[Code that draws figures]
"""

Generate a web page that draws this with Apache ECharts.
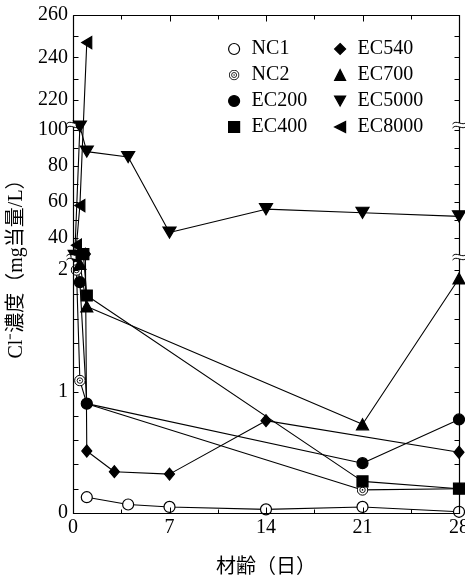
<!DOCTYPE html>
<html>
<head>
<meta charset="utf-8">
<script src="https://cdn.jsdelivr.net/npm/echarts@6/dist/echarts.min.js"></script>
<style>
  html, body { margin: 0; padding: 0; background: #fff; }
  #chart { width: 465px; height: 578px; }
</style>
</head>
<body>
<div id="chart"></div>
<script>
// Cl- concentration vs. age, broken y axis (0-2 / 30-100 / 210-260)

var nc1Days = [1, 4, 7, 14, 21, 28];
var nc1Cl = [0.13, 0.07, 0.05, 0.03, 0.05, 0.01];

var nc2Days = [0.25, 0.5, 1, 21, 28];
var nc2Cl = [2.0, 1.09, 0.9, 0.19, 0.2];

var ec200Days = [0.25, 0.5, 1, 21, 28];
var ec200Cl = [30, 1.9, 0.9, 0.41, 0.77];

var ec400Days = [0.75, 1, 21, 28];
var ec400Cl = [31, 1.79, 0.26, 0.2];

var ec540Days = [0.9, 1, 3, 7, 14, 28];
var ec540Cl = [31, 0.51, 0.34, 0.32, 0.76, 0.5];

var ec700Days = [0.5, 1, 21, 28];
var ec700Cl = [2.05, 1.7, 0.73, 1.93];

var ec5000Days = [0.125, 0.5, 1, 4, 7, 14, 21, 28];
var ec5000Cl = [30, 102, 88, 85, 43, 56, 54, 52];

var ec8000Days = [0.25, 0.5, 1];
var ec8000Cl = [36, 58, 247];

var yLabels = [0, 1, 2, 40, 60, 80, 100, 220, 240, 260];

// axis pieces: value range and how tall each piece is drawn
var segments = [
  { lo: 0, hi: 2.107, span: 256 },
  { lo: 29.4, hi: 102.8, span: 132 },
  { lo: 208.2, hi: 260, span: 110 }
];
var axisTop = 498;

function toAxis(v) {
  var base = 0;
  for (var i = 0; i < segments.length; i++) {
    var s = segments[i];
    if (v <= s.hi) return base + Math.max(0, v - s.lo) / (s.hi - s.lo) * s.span;
    base += s.span;
  }
  return base;
}
function fromAxis(d) {
  var base = 0;
  for (var i = 0; i < segments.length; i++) {
    var s = segments[i];
    if (d <= base + s.span + 1e-6) return s.lo + (d - base) / s.span * (s.hi - s.lo);
    base += s.span;
  }
  return segments[segments.length - 1].hi;
}

var minorTicks = [];
for (var t = 0; t <= 2.0001; t += 0.2) minorTicks.push(toAxis(t));
for (var t = 40; t <= 100; t += 10) minorTicks.push(toAxis(t));
for (var t = 220; t <= 260; t += 10) minorTicks.push(toAxis(t));

function pairs(days, vals) {
  return days.map(function (d, i) { return [d, toAxis(vals[i])]; });
}

var svgNC2 = "<svg xmlns='http://www.w3.org/2000/svg' width='24' height='24'>" +
  "<circle cx='12' cy='12' r='10.5' fill='white' stroke='black' stroke-width='2'/>" +
  "<circle cx='12' cy='12' r='5.5' fill='none' stroke='black' stroke-width='1.8'/>" +
  "<circle cx='12' cy='12' r='1.6' fill='black'/></svg>";
var nc2Symbol = 'image://data:image/svg+xml;charset=utf-8,' + encodeURIComponent(svgNC2);
var downTri = 'path://M0,0 L10,0 L5,9 Z';
var leftTri = 'path://M10,0 L10,10 L0,5 Z';

var font = "'Liberation Serif', 'Noto Sans CJK JP', serif";
var black = '#000';

var seriesDefs = [
  { name: 'NC1', days: nc1Days, vals: nc1Cl, symbol: 'circle', size: 11, fill: '#fff' },
  { name: 'NC2', days: nc2Days, vals: nc2Cl, symbol: nc2Symbol, size: 12, fill: '#fff' },
  { name: 'EC200', days: ec200Days, vals: ec200Cl, symbol: 'circle', size: 11, fill: black },
  { name: 'EC400', days: ec400Days, vals: ec400Cl, symbol: 'rect', size: 11, fill: black },
  { name: 'EC540', days: ec540Days, vals: ec540Cl, symbol: 'diamond', size: [10, 12], fill: black },
  { name: 'EC700', days: ec700Days, vals: ec700Cl, symbol: 'triangle', size: [12, 11], fill: black },
  { name: 'EC5000', days: ec5000Days, vals: ec5000Cl, symbol: downTri, size: [13, 11], fill: black },
  { name: 'EC8000', days: ec8000Days, vals: ec8000Cl, symbol: leftTri, size: [10, 12], fill: black }
];

var series = seriesDefs.map(function (s) {
  return {
    name: s.name,
    type: 'line',
    xAxisIndex: 0,
    yAxisIndex: 0,
    data: pairs(s.days, s.vals),
    symbol: s.symbol,
    symbolSize: s.size,
    showAllSymbol: true,
    clip: false,
    lineStyle: { color: black, width: 1.1 },
    itemStyle: { color: s.fill, borderColor: black, borderWidth: 1.2 },
    emphasis: { disabled: true },
    z: 3
  };
});

function legendItems(names, icons) {
  return names.map(function (n, i) {
    var d = seriesDefs.filter(function (s) { return s.name === n; })[0];
    return { name: n, icon: icons[i], itemStyle: { color: d.fill, borderColor: black, borderWidth: 1.2 } };
  });
}

var legendBase = {
  orient: 'vertical',
  top: 34,
  itemWidth: 11,
  itemHeight: 11,
  itemGap: 6,
  selectedMode: false,
  textStyle: { fontFamily: font, fontSize: 20, color: black, lineHeight: 20, padding: [0, 0, 0, 7] }
};

var myChart = echarts.init(document.getElementById('chart'));

var noLine = { show: false };

var option = {
  animation: false,
  backgroundColor: '#fff',
  grid: { left: 73, right: 6, top: 15, bottom: 65, outerBoundsMode: 'none' },
  legend: [
    Object.assign({}, legendBase, {
      left: 223,
      data: legendItems(['NC1', 'NC2', 'EC200', 'EC400'], ['circle', nc2Symbol, 'circle', 'rect'])
    }),
    Object.assign({}, legendBase, {
      left: 329,
      data: legendItems(['EC540', 'EC700', 'EC5000', 'EC8000'], ['diamond', 'triangle', downTri, leftTri])
    })
  ],
  xAxis: [{
    type: 'value',
    min: 0,
    max: 28,
    interval: 7,
    name: '材齢（日）',
    nameLocation: 'middle',
    nameGap: 45,
    nameTextStyle: { fontFamily: font, fontSize: 20, color: black },
    axisLine: noLine,
    axisTick: noLine,
    axisLabel: { fontFamily: font, fontSize: 20, color: black, margin: 5, hideOverlap: false },
    splitLine: { show: false }
  }],
  yAxis: [{
    type: 'value',
    min: 0,
    max: axisTop,
    name: 'Cl⁻濃度（mg当量/L）',
    nameLocation: 'middle',
    nameGap: 34,
    nameTextStyle: { fontFamily: font, fontSize: 20, color: black },
    axisLine: noLine,
    axisTick: noLine,
    axisLabel: {
      fontFamily: font, fontSize: 20, color: black, margin: 5,
      customValues: yLabels.map(toAxis),
      formatter: function (d) { return String(Math.round(fromAxis(d) * 10) / 10); }
    },
    splitLine: { show: false }
  }],
  series: series
};

myChart.setOption(option);

// frame, inward ticks and break marks, placed through the axes' own scales
function px(day, d) {
  return myChart.convertToPixel({ xAxisIndex: 0, yAxisIndex: 0 }, [day, d]);
}
var graphics = [];
function poly(points, w) {
  graphics.push({
    type: 'polyline',
    shape: { points: points },
    style: { stroke: black, lineWidth: w || 1, fill: null },
    z: 5
  });
}
var lb = px(0, 0), rt = px(28, axisTop);
var L = Math.round(lb[0]) + 0.5, B = Math.round(lb[1]) + 0.5;
var R = Math.round(rt[0]) + 0.5, T = Math.round(rt[1]) + 0.5;
poly([[L, T], [R, T], [R, B], [L, B], [L, T]], 1.2);

minorTicks.forEach(function (d) {
  var y = Math.round(px(0, d)[1]) + 0.5;
  poly([[L, y], [L + 5, y]]);
  poly([[R - 5, y], [R, y]]);
});
for (var day = 0; day <= 28; day += 3.5) {
  var x = Math.round(px(day, 0)[0]) + 0.5;
  var len = day % 7 === 0 ? 6 : 4;
  poly([[x, B], [x, B - len]]);
  poly([[x, T], [x, T + len]]);
}

var breakAt = [segments[0].span, segments[0].span + segments[1].span];
[0, 28].forEach(function (dd) {
  breakAt.forEach(function (d) {
    var p = px(dd, d);
    var bx = Math.round(p[0]) + 0.5, by = p[1];
    graphics.push({ type: 'rect', shape: { x: bx - 2, y: by - 2, width: 4, height: 4 }, style: { fill: '#fff' }, z: 10 });
    [-2, 2].forEach(function (dy) {
      graphics.push({
        type: 'bezierCurve',
        shape: { x1: bx - 7, y1: by + dy + 1, cpx1: bx - 3, cpy1: by + dy - 4, cpx2: bx + 3, cpy2: by + dy + 4, x2: bx + 7, y2: by + dy - 1 },
        style: { stroke: black, lineWidth: 1, fill: null },
        z: 11
      });
    });
  });
});
myChart.setOption({ graphic: graphics });
</script>
</body>
</html>
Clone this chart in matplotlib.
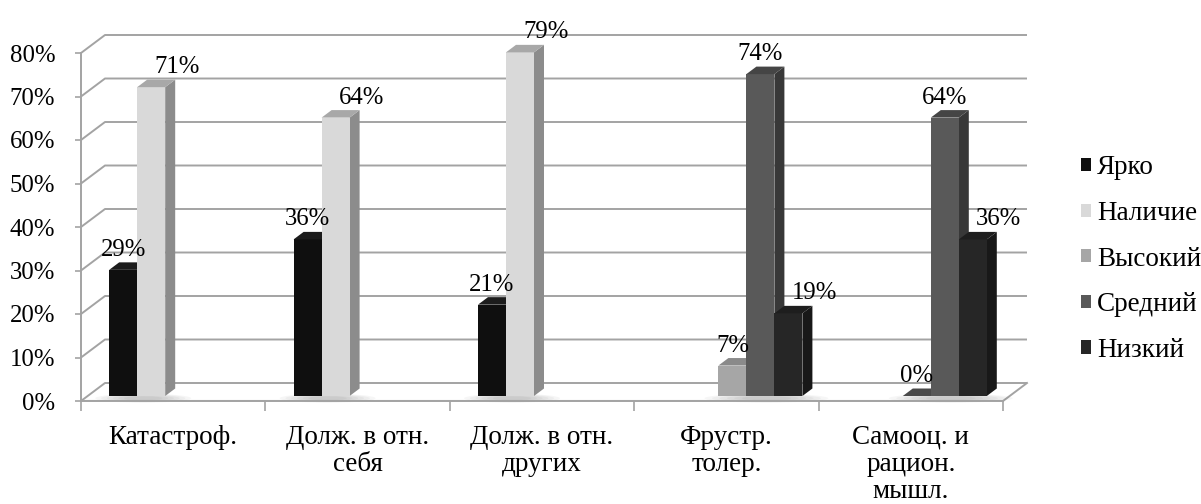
import matplotlib
matplotlib.use("Agg")
import matplotlib.pyplot as plt
from matplotlib.patches import Polygon, Patch, Ellipse
from matplotlib.ticker import FixedLocator, NullFormatter

# ---------------- data ----------------
categories = ["Катастроф.", "Долж. в отн.\nсебя", "Долж. в отн.\nдругих",
              "Фрустр.\nтолер.", "Самооц. и\nрацион.\nмышл."]
series_names = ["Ярко", "Наличие", "Высокий", "Средний", "Низкий"]
yarko    = [29, 36, 21, None, None]
nalichie = [71, 64, 79, None, None]
vysokiy  = [None, None, None, 7, 0]
sredniy  = [None, None, None, 74, 64]
nizkiy   = [None, None, None, 19, 36]
series_values = [yarko, nalichie, vysokiy, sredniy, nizkiy]
y_ticks = [0, 10, 20, 30, 40, 50, 60, 70, 80]

# ---------------- style ----------------
front_colors = ["#0f0f0f", "#d9d9d9", "#a6a6a6", "#595959", "#262626"]
side_colors  = ["#050505", "#8c8c8c", "#6e6e6e", "#383838", "#181818"]
top_colors   = ["#1c1c1c", "#a8a8a8", "#8a8a8a", "#454545", "#1e1e1e"]
label_shift  = [0.0, 0.14, 0.0, 0.0, 0.14]   # label horizontal shift (category units)
GRID = "#a3a3a3"
FONT = "Liberation Serif"
FS_NUM = 17.8
FS_TXT = 19.5

W_PX, H_PX = 1201, 504
fig = plt.figure(figsize=(W_PX / 100, H_PX / 100), dpi=100)
plt.rcParams["font.family"] = [FONT, "DejaVu Serif"]

# front plane of the 3D box
L, R, B, T = 81, 1003, 401, 53
ax = fig.add_axes([L / W_PX, (H_PX - B) / H_PX, (R - L) / W_PX, (B - T) / H_PX])
ax.set_xlim(0, len(categories))
ax.set_ylim(0, 80)
px_x = (R - L) / len(categories)
px_y = (B - T) / 80.0

# depth geometry (pixels converted to data units)
BX, BY = 24 / px_x, 18 / px_y        # back wall offset
SX, SY = 6 / px_x, 5 / px_y          # bar front plane offset
DX, DY = 10 / px_x, 7.5 / px_y       # bar depth
SW = 28 / px_x                       # slot width
n_cat = len(categories)
n_ser = len(series_names)

# gridlines (side wall diagonal + back wall horizontal)
for v in y_ticks:
    ax.plot([0, BX, n_cat + BX], [v, v + BY, v + BY], color=GRID, lw=1.4,
            clip_on=False, zorder=1, solid_capstyle="butt")
# floor plate: top surface edge and right edge
ax.plot([0, n_cat], [1 / px_y, 1 / px_y], color="#c8c8c8", lw=0.8, clip_on=False, zorder=1)
ax.plot([n_cat, n_cat + BX], [0, BY], color=GRID, lw=1.4, clip_on=False, zorder=1)

# bars
for i in range(n_cat):
    present = [s for s in range(n_ser) if series_values[s][i] is not None]
    if present:
        xs0 = i + 0.5 + (present[0] - n_ser / 2) * SW + SX
        xs1 = i + 0.5 + (present[-1] + 1 - n_ser / 2) * SW + SX
        cx = (xs0 + xs1) / 2 + 6 / px_x
        wd = (xs1 - xs0) + 40 / px_x
        for k in range(6):
            ax.add_patch(Ellipse((cx, SY * 0.55), wd * (1 - k * 0.12), (9 - k) / px_y,
                                 facecolor="#000000", alpha=0.035, edgecolor="none",
                                 zorder=2, clip_on=False))
    for s in range(n_ser):
        v = series_values[s][i]
        if v is None:
            continue
        x0 = i + 0.5 + (s - n_ser / 2) * SW + SX
        x1 = x0 + SW
        b = SY
        t = SY + v
        z = 3 + i * 10 + s
        # side face
        ax.add_patch(Polygon([(x1, b), (x1 + DX, b + DY), (x1 + DX, t + DY), (x1, t)],
                             closed=True, facecolor=side_colors[s], edgecolor="none",
                             zorder=z, clip_on=False))
        # front face
        ax.bar(x0, v, width=SW, bottom=b, align="edge", color=front_colors[s],
               edgecolor="none", zorder=z + 0.1, clip_on=False)
        # top face
        ax.add_patch(Polygon([(x0, t), (x0 + DX, t + DY), (x1 + DX, t + DY), (x1, t)],
                             closed=True, facecolor=top_colors[s] if v > 0 else "#4a4a4a",
                             edgecolor="none", zorder=z + 0.2, clip_on=False))
        # value label
        ax.text(x0 + SW / 2 + label_shift[s], t + 14 / px_y, f"{v}%",
                ha="center", va="baseline", fontsize=FS_NUM, family=FONT,
                color="black", zorder=200, clip_on=False)

# axes / spines
for sp in ["top", "right"]:
    ax.spines[sp].set_visible(False)
for sp in ["left", "bottom"]:
    ax.spines[sp].set_color(GRID)
    ax.spines[sp].set_linewidth(1.4)
    ax.spines[sp].set_zorder(2)

ax.set_yticks(y_ticks)
ax.set_yticklabels([f"{v}%" for v in y_ticks], fontsize=FS_NUM, family=FONT)
ax.tick_params(axis="y", direction="out", length=4.5, width=1.2, color=GRID, pad=14)

ax.set_xticks([i + 0.5 for i in range(n_cat)])
ax.set_xticklabels(categories, fontsize=FS_TXT, family=FONT, linespacing=1.12, va="top")
ax.tick_params(axis="x", which="major", length=0, pad=17)
ax.xaxis.set_minor_locator(FixedLocator(list(range(n_cat + 1))))
ax.xaxis.set_minor_formatter(NullFormatter())
ax.tick_params(axis="x", which="minor", direction="out", length=7, width=1.2, color=GRID)

# legend
handles = [Patch(facecolor=front_colors[s], edgecolor="none") for s in range(n_ser)]
fig.legend(handles, series_names, loc="center left",
           bbox_to_anchor=(1081 / W_PX, (H_PX - 259) / H_PX),
           frameon=False, prop={"family": FONT, "size": FS_TXT},
           handlelength=0.38, handleheight=0.38, handletextpad=0.22,
           labelspacing=0.76, borderpad=0, borderaxespad=0)

fig.savefig("out.png", dpi=100)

"""

What the exercise asks: In the listing above, find the line with "Clone this chart in matplotlib." and the line with "from matplotlib.ticker import". Copy exactly those lines and all between them, minus the images.

Worked answer:
Clone this chart in matplotlib.
import matplotlib
matplotlib.use("Agg")
import matplotlib.pyplot as plt
from matplotlib.patches import Polygon, Patch, Ellipse
from matplotlib.ticker import FixedLocator, NullFormatter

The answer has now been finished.